Selection of the division plane in trapezoidal and triangular cells. (A–C) Projection of cells onto the shape spaces for trapezoidal (A) and triangular cells (B and C). The space is divided into domains according to which division plane represents the global area minimum for the location in shape space. The position of each data point is set by the shape of the cell at the time of division and the color of the point indicates the plane of division selected by the cell. Dashed lines are the level curves for different values of δ₁₂. Examples of cell shapes and set of competing division planes are shown at the top of the shape spaces. Division planes are numbered as shortest (1), second shortest (2), etc. (A) Projection of 545 trapezoidal cells of Coleochaete. (B) Projection of 289 quadrant cells of Dionaea. (C) Projection of 320 triangular cells of Dionaea. (D–F) Proportion of cells adopting one of two main competing division planes as a function of their relative length difference δ₁₂. The vertical line δ₁₂ = 0 corresponds to the domain boundaries in A to C.

Fig. 4.

Selection of the division plane in polygonal cells. (A–D) Replicas of recently divided cells in the leaf of the fern Microsorum punctatum (Left) and the four shortest division planes predicted for the cell shapes (Right). The cells are examples of divisions along the shortest (A), second shortest (B), third shortest (C), and fourth shortest (D) planes. (E) Proportion of different division modes for the shoot apical meristem of Zinnia elegans. Overall, 78% of the cells divide along the shortest plane. (Inset) Scanning electron micrograph of the shoot apical meristem. (F) Proportion of different division modes for the leaf of the fern M. punctatum. Overall, 77% of the cells divide along the shortest plane. (Inset) Epoxy replica of the leaf epidermis.

Fig. 5.

Mechanistic model for the selection of the division plane. (A) Before preprophase, microtubules radiate from the nucleus. (B) Microtubules reorganize into a finite number of configurations corresponding to the shortest distances between the nucleus and cell edges. (C) The equilibrium configuration favors microtubules that are short. (D) The PPB forms on the edges most heavily populated by microtubules. (E) The cell plate forms at the same position as the PPB. Figure based on refs.  and .

Fig. 6.

Universal rule for the selection of the plane of division. (A) Proportion of cell divisions along plane i as a function of the relative length difference, δ_ij. The proportions are calculated from bins containing at least 70 divisions.

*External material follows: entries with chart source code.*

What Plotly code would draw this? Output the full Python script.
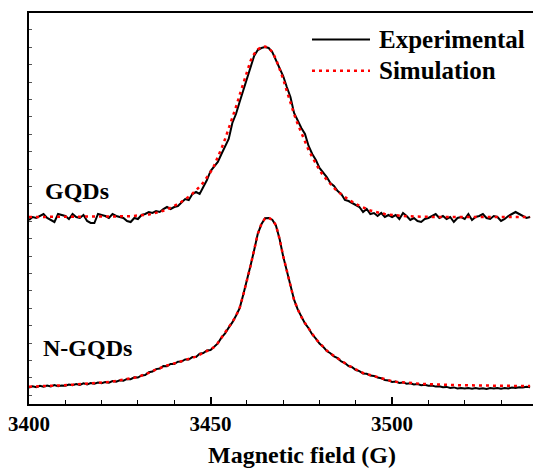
import plotly.graph_objects as go

# Magnetic field grid (G)
field = list(range(3400, 3539))

# GQDs (offset spectrum, arbitrary units)
gqd_exp = [
    184, 187, 186, 188, 190, 186, 184, 182, 190, 189,
    188, 185, 190, 187, 186, 189, 183, 181, 181, 190,
    189, 188, 186, 190, 188, 187, 186, 183, 182, 186,
    185, 189, 190, 192, 191, 193, 192, 195, 197, 195,
    197, 198, 202, 205, 204, 210, 212, 210, 217, 224,
    233, 237, 242, 250, 257, 265, 281, 290, 302, 313,
    325, 337, 348, 354, 356, 357, 356, 352, 344, 336,
    328, 317, 307, 291, 283, 276, 270, 258, 250, 244,
    236, 232, 227, 221, 218, 213, 210, 204, 203, 201,
    199, 197, 192, 195, 190, 191, 188, 191, 187, 189,
    187, 189, 185, 191, 188, 184, 186, 183, 182, 185,
    186, 188, 190, 186, 188, 185, 187, 182, 186, 187,
    185, 190, 184, 187, 188, 190, 186, 185, 188, 187,
    183, 185, 188, 190, 192, 190, 188, 186, 187,
]
gqd_sim = [
    187.0, 187.0, 187.0, 187.0, 187.0, 187.0, 187.0, 187.0, 187.0, 187.0,
    187.0, 187.0, 187.0, 187.0, 187.0, 187.0, 187.0, 187.0, 187.1, 187.1,
    187.2, 187.2, 187.3, 187.3, 187.4, 187.5, 187.6, 187.7, 187.8, 188.0,
    188.2, 188.5, 188.9, 189.5, 190.2, 191.0, 192.0, 193.2, 194.6, 196.2,
    198.0, 200.0, 202.2, 204.6, 207.3, 210.3, 213.6, 217.3, 221.5, 226.3,
    231.8, 238.5, 246.5, 255.5, 265.0, 275.0, 286.0, 297.0, 309.0, 321.0,
    333.0, 343.0, 350.0, 354.5, 357.0, 357.5, 356.0, 352.0, 345.0, 336.0,
    325.0, 313.0, 301.0, 290.0, 280.0, 271.0, 262.0, 254.0, 247.0, 240.0,
    234.0, 228.5, 224.0, 220.0, 216.0, 212.5, 209.5, 207.0, 204.5, 202.0,
    200.0, 198.2, 196.5, 195.0, 193.5, 192.5, 191.5, 190.7, 190.0, 189.5,
    189.0, 188.6, 188.3, 188.0, 187.8, 187.6, 187.4, 187.3, 187.2, 187.1,
    187.0, 187.0, 187.0, 187.0, 187.0, 187.0, 187.0, 187.0, 187.0, 187.0,
    187.0, 187.0, 187.0, 187.0, 187.0, 187.0, 187.0, 187.0, 187.0, 187.0,
    187.0, 187.0, 187.0, 187.0, 187.0, 187.0, 187.0, 187.0, 187.0,
]

# N-GQDs
ngqd_exp = [
    16.5, 17.8, 16.9, 18.1, 17.2, 18.4, 17.5, 18.9, 17.8, 18.6,
    18.2, 19.5, 18.7, 19.9, 19.1, 20.6, 19.6, 21.0, 20.2, 21.5,
    20.8, 21.9, 21.3, 22.9, 22.4, 23.8, 23.3, 25.1, 24.8, 26.7,
    26.4, 28.6, 29.0, 31.8, 32.5, 34.9, 35.4, 37.9, 37.8, 40.1,
    40.0, 42.3, 42.4, 44.6, 44.5, 46.9, 47.0, 50.2, 50.9, 53.6,
    54.0, 57.5, 60.6, 66.4, 70.7, 76.4, 81.6, 88.3, 95.7, 109.2,
    122.6, 138.3, 153.7, 170.2, 179.7, 185.8, 186.0, 184.3, 178.6, 165.3,
    147.6, 133.2, 116.7, 104.3, 94.6, 87.2, 80.6, 75.8, 69.5, 65.3,
    60.5, 57.3, 53.0, 50.8, 47.5, 45.8, 42.5, 41.0, 38.0, 36.8,
    34.0, 32.9, 30.5, 30.2, 28.4, 28.1, 26.4, 25.8, 24.0, 23.6,
    22.1, 22.4, 21.1, 21.6, 20.3, 20.8, 19.5, 19.9, 18.8, 19.2,
    18.2, 18.5, 17.4, 17.8, 16.7, 17.1, 16.0, 16.6, 15.5, 16.1,
    15.4, 15.9, 15.2, 16.0, 15.3, 15.8, 15.1, 15.9, 15.4, 16.1,
    15.3, 15.9, 15.6, 16.4, 16.0, 16.7, 16.4, 17.2, 16.8,
]
ngqd_sim = [
    17.3, 17.4, 17.5, 17.6, 17.7, 17.9, 18.0, 18.2, 18.3, 18.5,
    18.8, 19.0, 19.3, 19.5, 19.8, 20.0, 20.3, 20.5, 20.8, 21.0,
    21.3, 21.6, 22.0, 22.5, 23.0, 23.5, 24.0, 24.7, 25.5, 26.2,
    27.0, 28.2, 29.5, 31.2, 33.0, 34.5, 36.0, 37.3, 38.5, 39.5,
    40.5, 41.8, 43.0, 44.0, 45.0, 46.2, 47.5, 49.5, 51.5, 53.0,
    54.5, 57.0, 61.0, 66.0, 71.0, 76.0, 82.0, 88.0, 96.0, 109.0,
    123.0, 138.0, 154.0, 170.0, 180.0, 185.5, 186.3, 184.0, 179.0, 165.0,
    148.0, 133.0, 117.0, 104.0, 95.0, 87.0, 81.0, 75.5, 70.0, 65.0,
    61.0, 57.0, 53.5, 50.5, 48.0, 45.5, 43.0, 40.7, 38.5, 36.5,
    34.5, 32.7, 31.0, 30.0, 29.0, 28.0, 27.0, 25.7, 24.5, 23.5,
    22.8, 22.3, 21.9, 21.5, 21.2, 20.9, 20.6, 20.4, 20.2, 20.0,
    19.8, 19.6, 19.4, 19.3, 19.2, 19.1, 19.0, 18.9, 18.8, 18.8,
    18.7, 18.6, 18.6, 18.5, 18.5, 18.4, 18.4, 18.3, 18.3, 18.2,
    18.2, 18.2, 18.1, 18.1, 18.1, 18.0, 18.0, 18.0, 18.0,
]

x_ticks = [3400, 3450, 3500]
x_title = "Magnetic field (G)"
legend_labels = ["Experimental", "Simulation"]
sample_labels = ["GQDs", "N-GQDs"]

FONT = "Liberation Serif, Times New Roman, serif"
BLACK = "#000000"
RED = "#ff0000"
DOT = "3px,4px"

fig = go.Figure()
for yexp in (gqd_exp, ngqd_exp):
    fig.add_trace(go.Scatter(x=field, y=yexp, mode="lines",
                             line=dict(color=BLACK, width=2), showlegend=False))
for ysim in (gqd_sim, ngqd_sim):
    fig.add_trace(go.Scatter(x=field, y=ysim, mode="lines",
                             line=dict(color=RED, width=2.5, dash=DOT), showlegend=False))

fig.update_layout(
    width=533, height=468,
    margin=dict(l=29, r=0, t=13, b=64),
    plot_bgcolor="white", paper_bgcolor="white",
    showlegend=False,
    font=dict(family=FONT, color=BLACK),
)
fig.update_xaxes(
    range=[3400, 3538.8], tickvals=x_ticks, ticktext=[str(v) for v in x_ticks],
    ticks="inside", ticklen=7, tickwidth=1.5, tickcolor=BLACK,
    minor=dict(dtick=10, tick0=3400, ticks="inside", ticklen=4, tickwidth=1.2, tickcolor=BLACK),
    showline=True, linecolor=BLACK, linewidth=2, mirror=True,
    showgrid=False, zeroline=False,
    tickfont=dict(family=FONT, size=21, color=BLACK, weight="bold"),
)
fig.update_yaxes(
    range=[0, 391], showticklabels=False,
    ticks="inside", ticklen=3, tickwidth=1, tickcolor="#555555",
    tick0=8.7, dtick=17.4,
    showline=True, linecolor=BLACK, linewidth=2, mirror=False,
    showgrid=False, zeroline=False,
)

# legend drawn manually
leg_y = [0.932, 0.852]
fig.add_shape(type="line", xref="paper", yref="paper", x0=0.5615, x1=0.6766,
              y0=leg_y[0], y1=leg_y[0], line=dict(color=BLACK, width=2))
fig.add_shape(type="line", xref="paper", yref="paper", x0=0.5615, x1=0.6766,
              y0=leg_y[1], y1=leg_y[1], line=dict(color=RED, width=2.5, dash=DOT))
for lab, yy in zip(legend_labels, leg_y):
    fig.add_annotation(text="<b>%s</b>" % lab, xref="paper", yref="paper",
                       x=0.6905, y=yy, xanchor="left", yanchor="middle",
                       showarrow=False, font=dict(family=FONT, size=25, color=BLACK))

fig.add_annotation(text="<b>%s</b>" % sample_labels[0], xref="paper", yref="paper",
                   x=0.027, y=0.545, xanchor="left", yanchor="middle",
                   showarrow=False, font=dict(family=FONT, size=24, color=BLACK))
fig.add_annotation(text="<b>%s</b>" % sample_labels[1], xref="paper", yref="paper",
                   x=0.024, y=0.143, xanchor="left", yanchor="middle",
                   showarrow=False, font=dict(family=FONT, size=24, color=BLACK))

fig.add_annotation(text="<b>%s</b>" % x_title, xref="paper", yref="paper",
                   x=0.541, y=-0.13, xanchor="center", yanchor="middle",
                   showarrow=False, font=dict(family=FONT, size=24, color=BLACK))

fig.write_html("out.html")
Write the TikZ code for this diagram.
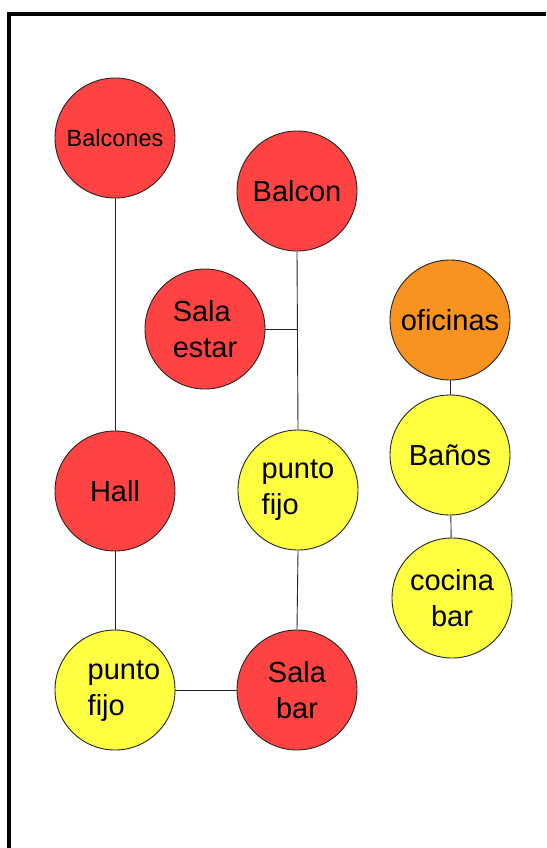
\documentclass[tikz,border=0pt]{standalone}
\usepackage{fontspec}
\setmainfont{Liberation Sans}
\definecolor{cred}{HTML}{FF4242}
\definecolor{cyellow}{HTML}{FFFF42}
\definecolor{corange}{HTML}{F7931E}
\tikzset{
  room/.style={circle, draw=black!85, line width=0.9pt, minimum size=120pt, inner sep=0pt,
    font=\fontsize{29}{36}\selectfont, text=black},
  redroom/.style={room, fill=cred},
  yelroom/.style={room, fill=cyellow},
  orgroom/.style={room, fill=corange},
  link/.style={draw=black!85, line width=0.9pt}
}
\begin{document}
\begin{tikzpicture}[x=1pt,y=-1pt]
\useasboundingbox (0,0) rectangle (546,848);
\fill[white] (0,0) rectangle (546,848);
\draw[line width=4pt] (9,848) -- (9,14) -- (546,14);

\node[redroom, font=\fontsize{23.5}{28}\selectfont] (balcones) at (115,138) {Balcones};
\node[redroom] (balcon) at (297,191) {Balcon};
\node[redroom, align=left] (salaestar) at (205,329) {Sala\\estar};
\node[orgroom] (oficinas) at (450,320) {oficinas};
\node[yelroom] (banos) at (450,455) {Baños};
\node[yelroom, align=center] (cocina) at (452,598) {cocina\\bar};
\node[redroom] (hall) at (115,491) {Hall};
\node[yelroom, align=left] (pf1) at (298,490) {punto\\fijo};
\node[yelroom] (pf2) at (115,690) {\hspace*{18pt}\begin{tabular}{@{}l@{}}punto\\fijo\end{tabular}};
\node[redroom, align=center] (salabar) at (297,690) {Sala\\bar};

\coordinate (jn) at (salaestar.east -| balcon.south);
\draw[link] (balcones) -- (hall);
\draw[link] (balcon.south) -- (pf1.north);
\draw[link] (salaestar.east) -- (jn);
\draw[link] (pf1.south) -- (salabar.north);
\draw[link] (hall) -- (pf2);
\draw[link] (pf2) -- (salabar);
\draw[link] (oficinas) -- (banos);
\draw[link] (banos) -- (cocina);
\end{tikzpicture}
\end{document}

The solid line is the best fit of the experimental data with the equation [1 + e^-βδ_ij]^-1 and β = 20.6. Values of β for individual species fits are reported (Inset). (B) Observed proportion of cell divisions along plane i as a function of the predicted probability P_i = e^-βl_i/ρ/Z . The two clouds correspond to divisions where plane i is the shortest plane (mode 1) and the second shortest plane (mode 2).